2. The prosecution called five (5) witnesses to establish its case. In totality there is no eye witness who testified. The evidence is therefore circumstantial.
3. PW2 Angelline K. Mutuku runs a boutique at Mutisya market. She was a neighbour to the deceased and the accused at their shop. On 10th November 2015 at 5.00 p.m., the deceased came to her (PW2’s) boutique for a chat and they parted ways with the deceased going to their shop while PW2 went to her mother’s for vegetables.
When she returned to her boutique she heard the deceased and accused talking in their shop which was locked from inside. The deceased was asking the accused for money. She left her shop at 6.00 p.m. and the couple was still there. She learnt of the deceased’s death the next day at 9.00 a.m. when she came to open her shop. She identified the accused as the deceased’s husband.
4. In cross examination, she said the couple’s shop was a barber shop and it had been open on the material day. She did not hear any struggles from the couple’s shop though she could not remember if they were still talking when she left. The deceased was alright when she came to her shop on the material day.
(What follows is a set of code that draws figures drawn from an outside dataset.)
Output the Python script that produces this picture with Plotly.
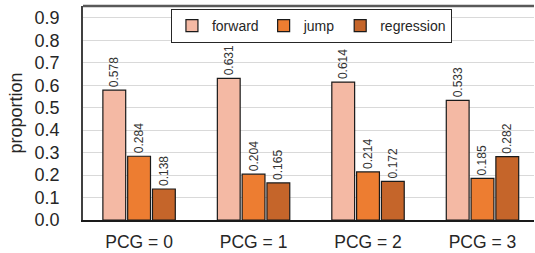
import plotly.graph_objects as go

categories = ["PCG = 0", "PCG = 1", "PCG = 2", "PCG = 3"]
forward = [0.578, 0.631, 0.614, 0.533]
jump = [0.284, 0.204, 0.214, 0.185]
regression = [0.138, 0.165, 0.172, 0.282]
y_ticks = [0.0, 0.1, 0.2, 0.3, 0.4, 0.5, 0.6, 0.7, 0.8, 0.9]

series = [("forward", forward, "#F4B9A4"),
          ("jump", jump, "#ED7D31"),
          ("regression", regression, "#C5652A")]

xpos = list(range(len(categories)))
fig = go.Figure()
for name, vals, col in series:
    fig.add_trace(go.Bar(
        x=xpos, y=vals, name=name,
        marker=dict(color=col, line=dict(color="#1a1a1a", width=1.2)),
        text=[f"{v:.3f}" for v in vals], textposition="outside", textangle=-90,
        constraintext="none",
        textfont=dict(size=12, color="#333333", family="Liberation Sans, Arial"),
        cliponaxis=False,
    ))

fig.update_layout(
    width=535, height=253,
    margin=dict(l=83, r=1, t=6, b=33),
    paper_bgcolor="white", plot_bgcolor="white",
    barmode="group", bargap=0.35, bargroupgap=0.08,
    font=dict(family="Liberation Sans, Arial", color="#262626"),
    showlegend=True,
    legend=dict(orientation="h", x=0.195, y=0.986, xanchor="left", yanchor="top",
                bgcolor="white", bordercolor="#262626", borderwidth=1,
                font=dict(size=14, color="#262626"), traceorder="normal"),
    xaxis=dict(tickmode="array", tickvals=xpos, ticktext=categories, automargin=False,
               range=[-0.49, 3.45], showline=True, linecolor="#1a1a1a", linewidth=2,
               showgrid=False, ticks="", ticklabelstandoff=5,
               tickfont=dict(size=17.5, color="#262626"), zeroline=False),
    yaxis=dict(range=[0, 0.953], tickmode="array", tickvals=y_ticks, automargin=False,
               ticktext=[f"{v:.1f}" for v in y_ticks],
               showgrid=True, gridcolor="#d9d9d9", gridwidth=1,
               showline=True, linecolor="#404040", linewidth=1.5,
               ticks="", ticklabelstandoff=18, tickfont=dict(size=18, color="#262626"),
               title=dict(text="proportion", font=dict(size=18, color="#262626"), standoff=7),
               zeroline=False),
    shapes=[dict(type="line", xref="paper", yref="paper", x0=0, x1=1, y0=1, y1=1,
                 line=dict(color="#595959", width=2.5))],
)

fig.write_html("out.html", config={"displayModeBar": False},
               post_script="document.body.style.margin='0';")
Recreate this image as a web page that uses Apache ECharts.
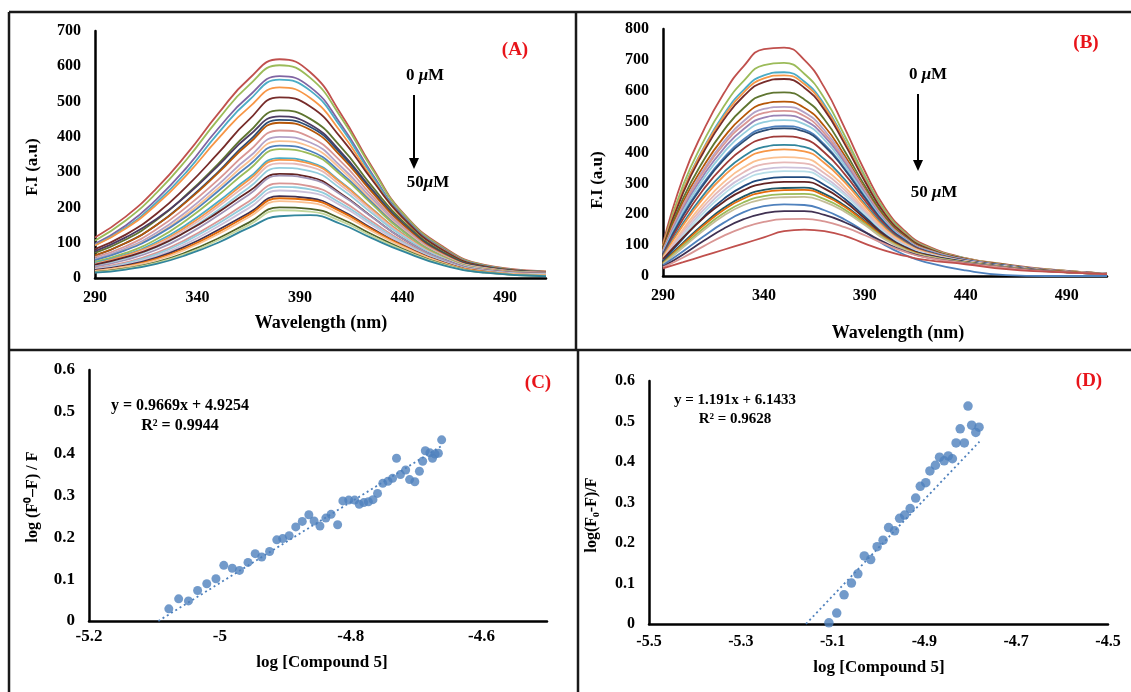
<!DOCTYPE html>
<html><head><meta charset="utf-8">
<script src="https://cdn.jsdelivr.net/npm/echarts@6/dist/echarts.min.js"></script>
<style>html,body{margin:0;padding:0;background:#fff}#c{width:1131px;height:692px}</style>
</head><body><div id="c"></div>
<script>
// ---------- Panel A: emission spectra (wavelength nm -> F.I) ----------
const wavelengthsA = [290,305,320,335,350,365,380,395,410,425,440,460,480,510];
const spectraA = [
 [115,174,254,353,465,564,620,583,465,316,186,88,37,19],
 [106,163,241,338,449,546,603,567,455,311,184,85,36,18],
 [97,149,223,315,423,515,572,541,435,297,177,82,34,17],
 [93,143,214,303,410,503,562,531,427,292,174,80,34,17],
 [92,140,208,294,394,483,540,510,413,284,170,79,33,17],
 [82,123,182,261,353,448,512,486,397,279,172,78,33,17],
 [71,109,164,238,323,413,475,451,371,261,162,73,31,17],
 [76,115,167,236,318,403,458,435,357,252,156,70,30,16],
 [63,99,150,220,300,388,448,428,352,249,155,69,30,16],
 [64,99,150,218,297,381,440,420,345,244,152,67,29,16],
 [59,90,138,203,278,359,418,399,330,234,146,65,28,15],
 [54,84,128,190,264,342,400,384,316,226,142,63,28,15],
 [50,80,122,182,254,330,388,372,308,219,138,62,27,14],
 [51,79,120,176,246,319,375,360,298,214,135,60,26,14],
 [46,71,110,166,234,307,365,352,292,210,133,60,26,14],
 [43,66,102,153,216,284,340,328,272,197,126,57,25,13],
 [40,64,97,147,209,278,335,324,270,196,125,57,25,13],
 [39,60,93,141,202,268,325,315,262,191,122,56,24,12],
 [36,56,87,134,192,256,312,303,253,184,119,55,23,12],
 [38,59,89,133,186,245,295,286,239,174,112,52,22,12],
 [32,51,80,123,177,236,290,281,236,173,112,52,22,12],
 [28,44,71,111,161,217,268,260,220,161,105,48,21,11],
 [26,41,67,106,154,208,258,251,212,155,101,47,20,10],
 [25,38,62,99,146,198,248,242,205,150,98,46,19,10],
 [23,36,58,92,136,184,232,226,192,141,93,44,18,8],
 [20,33,54,87,130,179,226,221,188,138,92,43,18,8],
 [20,32,51,83,124,172,218,213,181,133,89,42,17,8],
 [17,27,45,74,112,157,200,196,168,124,83,39,16,6],
 [16,26,43,70,107,150,192,188,161,119,80,38,15,6],
 [15,24,40,66,100,142,175,178,153,113,76,36,15,5]
];
const colorsA = ['#C0504D','#9BBB59','#8064A2','#4BACC6','#F79646','#772C2A','#5F7530','#4D3B62','#2C4D75','#B65708','#D99694','#B3A2C7','#FAC090','#4F81BD','#9BBB59','#4BACC6','#F79646','#E6B9B8','#93CDDD','#632423','#A093B5','#D99694','#93CDDD','#CCC1DA','#403152','#E46C0A','#FAC090','#4F6228','#C3D69B','#31859C'];

// ---------- Panel B ----------
const wavelengthsB = [290,300,310,320,330,340,350,360,370,380,390,400,410,420,440,460,480,510];
const spectraB = [
 [105,320,470,590,680,735,740,700,610,480,340,220,145,100,58,38,22,8],
 [100,295,435,548,632,683,690,655,575,455,325,212,140,97,57,37,21,8],
 [95,280,413,522,603,650,660,630,555,440,315,205,136,94,56,36,21,8],
 [98,278,410,515,595,640,650,622,548,436,312,203,135,93,56,36,21,8],
 [92,270,400,505,583,628,638,610,538,428,307,200,133,92,55,36,20,8],
 [88,252,373,471,544,587,595,572,507,405,292,192,128,89,54,35,20,8],
 [85,240,355,448,518,558,565,545,485,390,282,186,125,87,53,35,20,8],
 [80,230,343,434,502,541,548,530,472,381,277,183,123,86,53,34,20,8],
 [82,226,336,425,490,528,535,518,462,374,272,180,121,85,52,34,20,8],
 [78,218,325,412,476,513,520,505,452,367,268,178,120,84,52,34,19,7],
 [75,210,314,399,462,498,505,492,441,359,263,175,118,83,51,33,19,7],
 [72,200,300,382,443,478,485,474,426,348,256,171,116,82,51,33,19,7],
 [70,196,295,376,436,471,478,468,421,345,254,170,115,81,50,33,19,7],
 [68,185,280,356,413,445,452,443,400,330,245,165,112,80,50,32,19,7],
 [65,172,262,335,388,418,425,418,378,313,234,159,109,78,49,32,18,7],
 [62,165,252,323,375,404,410,404,366,304,228,155,107,77,48,31,18,7],
 [58,152,235,303,352,379,385,381,346,289,218,149,104,75,48,31,18,7],
 [55,145,224,289,336,362,368,365,333,279,211,145,101,74,47,30,18,7],
 [54,137,213,276,321,346,352,350,320,269,205,142,99,73,47,30,18,7],
 [50,130,204,265,310,334,340,339,311,262,200,139,97,72,46,30,17,7],
 [48,122,191,249,291,314,320,320,295,250,192,134,94,70,46,29,17,6],
 [55,125,188,240,278,299,305,305,283,241,186,131,92,69,45,29,17,6],
 [45,108,168,220,258,279,285,286,266,228,178,126,89,67,45,29,17,6],
 [42,104,163,214,251,272,278,279,260,224,175,124,88,66,44,28,17,6],
 [40,98,154,203,239,259,265,266,249,215,169,121,86,65,44,28,16,6],
 [38,93,147,195,230,249,255,256,240,208,165,118,85,64,43,28,16,6],
 [35,80,128,172,207,226,232,230,213,183,143,100,68,45,18,3,0,0],
 [30,70,113,153,184,203,210,210,198,174,142,108,80,61,42,27,16,6],
 [28,60,96,130,157,175,184,185,177,158,132,103,78,60,41,26,15,6],
 [25,45,65,85,105,125,145,150,145,130,105,82,65,52,38,22,14,6]
];
const colorsB = ['#C0504D','#9BBB59','#4BACC6','#F79646','#772C2A','#5F7530','#B65708','#B3A2C7','#D99694','#9983B5','#93CDDD','#4F81BD','#2C4D75','#9F3B38','#31859C','#F79646','#FAC090','#E6B9B8','#CCC1DA','#B7DEE8','#1F497D','#632423','#215968','#E46C0A','#9BBB59','#C4BD97','#4F81BD','#403152','#D99694','#C0504D'];

// ---------- Panel C: log[Q] vs log((F0-F)/F) ----------
const logConcC = [-5.078,-5.063,-5.048,-5.034,-5.020,-5.006,-4.994,-4.981,-4.970,-4.957,-4.946,-4.936,-4.924,-4.913,-4.904,-4.894,-4.884,-4.874,-4.864,-4.856,-4.847,-4.838,-4.830,-4.820,-4.812,-4.803,-4.794,-4.787,-4.780,-4.773,-4.766,-4.759,-4.751,-4.743,-4.736,-4.730,-4.724,-4.716,-4.710,-4.702,-4.695,-4.690,-4.686,-4.679,-4.675,-4.671,-4.666,-4.661];
const logRatioC = [0.029,0.053,0.048,0.073,0.089,0.101,0.133,0.126,0.121,0.140,0.161,0.153,0.166,0.194,0.197,0.204,0.225,0.238,0.254,0.239,0.227,0.246,0.255,0.230,0.287,0.289,0.289,0.279,0.283,0.285,0.290,0.305,0.329,0.334,0.341,0.389,0.350,0.361,0.338,0.333,0.358,0.382,0.407,0.402,0.389,0.399,0.401,0.433];
const slopeC = 0.9669, interceptC = 4.9254;
const trendRangeC = [-5.094, -4.66];

// ---------- Panel D ----------
const logConcD = [-5.108,-5.091,-5.075,-5.059,-5.045,-5.031,-5.017,-5.003,-4.990,-4.978,-4.965,-4.954,-4.943,-4.931,-4.919,-4.909,-4.897,-4.888,-4.876,-4.867,-4.857,-4.848,-4.839,-4.831,-4.822,-4.813,-4.805,-4.797,-4.788,-4.781];
const logRatioD = [0.003,0.027,0.072,0.101,0.124,0.168,0.159,0.191,0.207,0.238,0.230,0.261,0.269,0.285,0.311,0.340,0.349,0.378,0.392,0.412,0.403,0.415,0.408,0.447,0.482,0.447,0.538,0.491,0.473,0.486];
const slopeD = 1.191, interceptD = 6.1433;
const trendRangeD = [-5.158, -4.78];

// ---------- chart ----------
const FONT = "'Liberation Serif','Times New Roman',serif";
const axisLine = {show:true, onZero:false, lineStyle:{color:'#000', width:2.5}};
function lbl(size, margin, fmt){
  const o = {color:'#000', fontFamily:FONT, fontWeight:'bold', fontSize:size, margin:margin};
  if (fmt) o.formatter = fmt;
  return o;
}
function vAxis(grid, min, max, interval, size, margin, fmt){
  return {type:'value', gridIndex:grid, min, max, interval, axisLine, axisTick:{show:false},
          splitLine:{show:false}, axisLabel:lbl(size, margin, fmt)};
}

const series = [];
spectraA.forEach((arr,i)=>{
  series.push({type:'line', xAxisIndex:0, yAxisIndex:0, smooth:0.5, showSymbol:false, silent:true,
    data: wavelengthsA.map((w,j)=>[w, arr[j]]), lineStyle:{width:1.8, color:colorsA[i]}, z:2});
});
spectraB.forEach((arr,i)=>{
  series.push({type:'line', xAxisIndex:1, yAxisIndex:1, smooth:0.5, showSymbol:false, silent:true,
    data: wavelengthsB.map((w,j)=>[w, arr[j]]), lineStyle:{width:1.8, color:colorsB[i]}, z:2});
});
series.push({type:'scatter', xAxisIndex:2, yAxisIndex:2, symbolSize:9,
  data: logConcC.map((x,i)=>[x, logRatioC[i]]), itemStyle:{color:'#4F81BD'}, z:3});
series.push({type:'line', xAxisIndex:2, yAxisIndex:2, showSymbol:false,
  data: trendRangeC.map(x=>[x, slopeC*x+interceptC]), lineStyle:{color:'#4F81BD', width:1.8, type:[2,3]}, z:2});
series.push({type:'scatter', xAxisIndex:3, yAxisIndex:3, symbolSize:9.5,
  data: logConcD.map((x,i)=>[x, logRatioD[i]]), itemStyle:{color:'#4F81BD'}, z:3});
series.push({type:'line', xAxisIndex:3, yAxisIndex:3, showSymbol:false,
  data: trendRangeD.map(x=>[x, slopeD*x+interceptD]), lineStyle:{color:'#4F81BD', width:1.8, type:[2,3]}, z:2});

function txt(x, y, text, size, opts){
  opts = opts || {};
  const el = {type:'text', x, y, z:10, rotation: opts.rot || 0,
    style:{text, fill: opts.fill || '#000', font:`bold ${size}px ${FONT}`, textAlign:'center', textVerticalAlign:'middle'}};
  if (opts.rich) { el.style.rich = opts.rich; }
  return el;
}
function line(x1,y1,x2,y2,w){
  return {type:'line', z:10, shape:{x1,y1,x2,y2}, style:{stroke:'#1a1a1a', lineWidth:w||2.5}};
}
function arrow(x, y1, y2){
  return [
    {type:'line', z:10, shape:{x1:x, y1:y1, x2:x, y2:y2-9}, style:{stroke:'#000', lineWidth:2}},
    {type:'polygon', z:10, shape:{points:[[x-5,y2-11],[x+5,y2-11],[x,y2]]}, style:{fill:'#000'}}
  ];
}
const muRich = {
  n:{fontFamily:FONT, fontWeight:'bold', fontSize:17, fill:'#000'},
  m:{fontFamily:FONT, fontWeight:'bold', fontStyle:'italic', fontSize:17, fill:'#000'}
};
function muText(x, y, num){
  return {type:'text', x, y, z:10, style:{text:`{n|${num}}{m|μ}{n|M}`, rich:muRich, textAlign:'center', textVerticalAlign:'middle'}};
}

const graphic = [
  // frames
  line(9,12,1131,12), line(9,12,9,692), line(576,12,576,350), line(9,350,1131,350), line(578,350,578,692),
  // panel A texts
  txt(33,167,'F.I (a.u)',17,{rot:Math.PI/2}),
  txt(321,323,'Wavelength (nm)',18),
  txt(515,50,'(A)',19,{fill:'#E8141A'}),
  muText(425,76,'0 '), muText(428,183,'50'),
  ...arrow(414,95,169),
  // panel B texts
  txt(598,180,'F.I (a.u)',17,{rot:Math.PI/2}),
  txt(898,333,'Wavelength (nm)',18),
  txt(1086,43,'(B)',19,{fill:'#E8141A'}),
  muText(928,75,'0 '), muText(934,193,'50 '),
  ...arrow(918,94,171),
  // panel C texts
  txt(33,497,'log (F⁰–F) / F',16,{rot:Math.PI/2}),
  txt(322,663,'log [Compound 5]',17),
  txt(538,383,'(C)',19,{fill:'#E8141A'}),
  txt(180,406,'y = 0.9669x + 4.9254',16),
  txt(180,426,'R² = 0.9944',16),
  // panel D texts
  txt(592,515,'log(F₀-F)/F',16,{rot:Math.PI/2}),
  txt(879,668,'log [Compound 5]',17),
  txt(1089,381,'(D)',19,{fill:'#E8141A'}),
  txt(735,400,'y = 1.191x + 6.1433',15),
  txt(735,419,'R² = 0.9628',15)
];

const chart = echarts.init(document.getElementById('c'), null, {renderer:'canvas'});
chart.setOption({
  animation:false,
  backgroundColor:'#fff',
  grid:[
    {left:95, top:31, width:451, height:247},
    {left:663, top:29, width:444, height:247},
    {left:89, top:370, width:458, height:251},
    {left:649, top:381, width:459, height:243}
  ],
  xAxis:[
    vAxis(0,290,510,50,16,12,v=>v>=505?'':String(v)),
    vAxis(1,290,510,50,16,12,v=>v>=505?'':String(v)),
    vAxis(2,-5.2,-4.5,0.2,17,7,v=>Math.abs(v+4.5)<1e-6?'':String(+v.toFixed(1))),
    vAxis(3,-5.5,-4.5,0.1,16,10,v=>{const k=Math.round((v+5.5)*10);return k%2===0?String(+v.toFixed(1)):'';})
  ],
  yAxis:[
    vAxis(0,0,700,100,16,14),
    vAxis(1,0,800,100,16,14),
    vAxis(2,0,0.6,0.1,17,14,v=>String(+v.toFixed(1))),
    vAxis(3,0,0.6,0.1,16,14,v=>String(+v.toFixed(1)))
  ],
  series,
  graphic
});
</script></body></html>
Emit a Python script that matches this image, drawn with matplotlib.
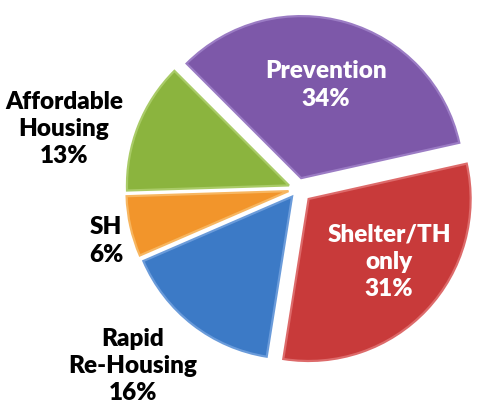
import matplotlib
matplotlib.use("Agg")
import matplotlib.pyplot as plt

categories = ["Prevention", "Shelter/TH\nonly", "Rapid\nRe-Housing", "SH", "Affordable\nHousing"]
values = [34, 31, 16, 6, 13]
colors = ["#7D58A9", "#C83A3A", "#3C7AC6", "#F2952B", "#8BB43E"]
edge_colors = ["#9B7CC4", "#DD6A6A", "#6A9BDA", "#F7B660", "#A9CB67"]
label_colors = ["white", "white", "black", "black", "black"]
explode = [0.07, 0.09, 0.06, 0.06, 0.06]

plt.rcParams['font.family'] = ['Lato', 'DejaVu Sans']

W, H = 480, 414
fig = plt.figure(figsize=(W / 100, H / 100), dpi=100)
R = 162.0
cx, cy = 298, 414 - 190
half = 1.2 * R
ax = fig.add_axes([(cx - half) / W, (cy - half) / H, 2 * half / W, 2 * half / H])
wedges, _ = ax.pie(values, explode=explode, startangle=135, counterclock=False,
                   colors=colors, radius=1.0,
                   wedgeprops=dict(linewidth=1.6))
for w, ec in zip(wedges, edge_colors):
    w.set_edgecolor(ec)
    w.set_clip_on(False)
ax.set_xlim(-1.2, 1.2)
ax.set_ylim(-1.2, 1.2)
ax.set_aspect('equal')
ax.axis('off')

# label positions (pixel coordinates, top-left origin)
label_pos = [(326, 85), (389, 262), (133, 366), (106, 241), (64, 129)]
for cat, v, (px, py), c in zip(categories, values, label_pos, label_colors):
    fig.text(px / W, 1 - py / H, f"{cat}\n{v}%", ha='center', va='center',
             fontsize=17.5, fontweight='heavy', color=c, linespacing=1.28)

fig.savefig("out.png", dpi=100)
5. PW3 Dr. Jane Gachagua produced with the defence’s consent, the postmortem report by Dr. Patrick Mutinda. The report outlines the findings as follows:-
· Foul smell from abdomen.
· Blood oozing from mouth and nostrils.
· Bruises on left side of Jaws and neck.
· Broken neck.
· Bleeding tissues in the vagina.
· Foetus parts in the vagina.
· Foetus was 16 weeks and was removed.
· Congested lungs.
· Broken trachea.
· Dilated vessels of the heart.
· Skull fractured/depressed.
· Displaced spinal cord.
The cause of death was found to be cardiopulmonary arrest due to strangulation, lack of flow of air to the brain and head injury. The report was produced as EXB1.
6. In cross examination she said there was no sign of a rope hanging around the neck or bruising around the neck to confirm hanging.
7. PW4 No. 232056 Assistant Superintendent of police Geoffrey Chania a document examiner of 12 years’ experience examined the questioned document (EXB 2) against the accused’s known writing (EXB3) and his specimen writing (EXB4). He found all the three (EXB2, 3 & 4) to have been authored by the same hand whose hand was the accused person’s. He further found that the writing in EXB2 differed from the specimen writing (EXB5) of Jackson Katiku, whom the prosecution considered as its key witness.
8. He explained all that he considered before arriving at his conclusion.
9. In cross examination, he said alcohol can affect one’s writing, but the characteristics remain. He added that he only considered the writings he had been given.
10. PW5 No. 88455 P.C. Kennedy Otieno of DCI Mtito Andei who investigated this case, testified that upon receipt of the report of the murder he went to the scene with the O.C.S and other officers. The scene was at Sonia barbershop which they photographed. The room was partitioned, and the counter had a wire mesh with a small door which was locked, with a padlock. They broke the padlock (EXB7) and gained entry. Inside was the deceased’s body which lay on the floor with a written note (EXB2) on top of it. EXB2 was written in Kiswahili language. They learnt that the deceased was married to the accused person.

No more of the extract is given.